Located in south-western China bordering Laos, Xishuangbanna is one of the most biologically and culturally diverse regions in all of China. Aided by its tropical climate, the region’s tourism thrives on outdoor activities that allow visitors to hike through its many villages, often visiting ethnic groups that include Dai, Aini, Wa, Lahu and Yao. While is named the Forest Café, the specialty here is actually trekking journeys through the culturally and environmentally rich region of Xishuangbanna in southern Yunnan. Its founder, Sara, has been leading treks in the area since 1999 and has gained a reputation as an excellent tour leader and host for travellers who wish to get the most of their experience to the region. Sara’s Aini, Dai, English and Chinese language skills allow tourists to have intimate experiences with the local residents that they encounter on their trips.
While there are a few pre-set itineraries, the Forest Café can customise treks for the amount of time and specifications that the travellers are looking for. A typical trek involves several days of hiking to villages, rubber plantations, tea plantations and waterfalls, with overnight stays at local villagers’ homes. Itineraries can be as short as one day or longer than a week.
How does it Help?
A main priority for the Forest Cafe is to fairly reimburse the host families for the accommodation and food that they provide for travellers. This is especially true in villages where they have been working with farmer families for many years. Generally, Chinese group tourism bypasses the villages so it is important that when foreigner tour groups visit them, it is in a dignified, respectful manner and they are compensated generously for their participation so as not to feel exploited.

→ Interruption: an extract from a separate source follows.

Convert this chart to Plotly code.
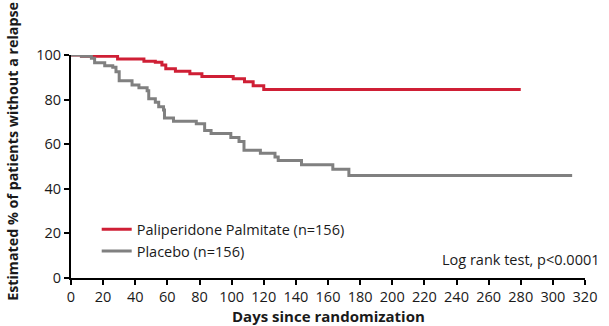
import plotly.graph_objects as go

# Kaplan-Meier step data (day, % without relapse)
pp_days = [0, 6.5, 29, 45.4, 52.5, 56.6, 59, 65, 74, 81.5, 101, 108, 113.4, 120, 280]
pp_pct = [100, 99.4, 98.2, 97.2, 96.7, 95.5, 93.8, 92.7, 91.6, 90.4, 89.3, 88.0, 86.2, 84.5, 84.5]

pl_days = [0, 6.5, 12.7, 14.7, 21, 26, 28, 30, 38, 42.3, 47.4, 48.4, 52.5, 54.6, 57.6, 58.2,
           63.8, 78, 83.2, 87.2, 99.5, 104.6, 107.7, 117.9, 127, 129, 143.5, 163, 173, 312]
pl_pct = [100, 99.4, 98.5, 96.5, 95.2, 94.5, 92.5, 88.5, 86.6, 85.3, 84.0, 80.4, 78.8, 76.8, 75.3, 71.8,
          70.3, 69.2, 66.1, 64.8, 63.0, 61.2, 57.3, 55.9, 54.3, 52.7, 50.8, 48.8, 46.0, 46.0]

x_ticks = list(range(0, 321, 20))
y_ticks = [0, 20, 40, 60, 80, 100]

series_names = ["Paliperidone Palmitate (n=156)", "Placebo (n=156)"]
colors = ["#cf1f35", "#808080"]

FONT = "Open Sans"
TXT = "#1a1a1a"

fig = go.Figure()
fig.add_trace(go.Scatter(x=pp_days, y=pp_pct, mode="lines", line=dict(shape="hv", color=colors[0], width=3),
                         name=series_names[0], cliponaxis=False))
fig.add_trace(go.Scatter(x=pl_days, y=pl_pct, mode="lines", line=dict(shape="hv", color=colors[1], width=3),
                         name=series_names[1], cliponaxis=False))

fig.update_layout(
    width=609, height=326,
    margin=dict(l=71, r=16.5, t=55, b=48),
    paper_bgcolor="white", plot_bgcolor="white",
    font=dict(family=FONT, size=14, color=TXT),
    showlegend=True,
    legend=dict(x=0.05, y=0.29, xanchor="left", yanchor="top", bgcolor="rgba(0,0,0,0)",
                font=dict(family=FONT, size=14.5, color=TXT), tracegroupgap=0, itemwidth=30),
    xaxis=dict(range=[0, 320], tickvals=x_ticks, showgrid=False, zeroline=False,
               showline=True, linecolor="black", linewidth=2,
               ticks="outside", ticklen=5, tickwidth=2, tickcolor="black",
               tickfont=dict(family=FONT, size=14.5, color=TXT)),
    yaxis=dict(range=[0, 100], tickvals=y_ticks, showgrid=False, zeroline=False,
               showline=True, linecolor="black", linewidth=2,
               ticks="outside", ticklen=5, tickwidth=2, tickcolor="black",
               tickfont=dict(family=FONT, size=14.5, color=TXT)),
    annotations=[
        dict(text="<b>Estimated % of patients without a relapse</b>", xref="paper", yref="paper",
             x=-0.113, y=0.57, textangle=-90, showarrow=False, xanchor="center", yanchor="middle",
             font=dict(family=FONT, size=14.3, color=TXT)),
        dict(text="<b>Days since randomization</b>", xref="paper", yref="paper",
             x=0.5, y=-0.17, showarrow=False, xanchor="center", yanchor="middle",
             font=dict(family=FONT, size=15, color=TXT)),
        dict(text="Log rank test, p<0.0001", xref="paper", yref="paper",
             x=1.034, y=0.085, showarrow=False, xanchor="right", yanchor="middle",
             font=dict(family=FONT, size=14.5, color=TXT)),
    ],
)

fig.write_html("out.html")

The Forest Café is keenly aware of the massive environmental damage inflicted on the Xishuangbanna region through deforestation, modern development and mass tourism. The development of newer buildings and facilities at the expense of the local style is a major issue, so they encourage villagers to value and protect their older, wooden stilt houses and restore them rather than tear them down. Many minority villages, in their quest to modernise fast have abandoned their unique traditional houses in favour of the uniform, faceless, white-tiled buildings that are commonplace all over China.
Finally, the essence of the Forest Café is the connection between foreigner tourists and the community of local villages with their unique ethnicities, fostering a cross-cultural exchange and great appreciation and understanding of the issues facing the locals and their environment.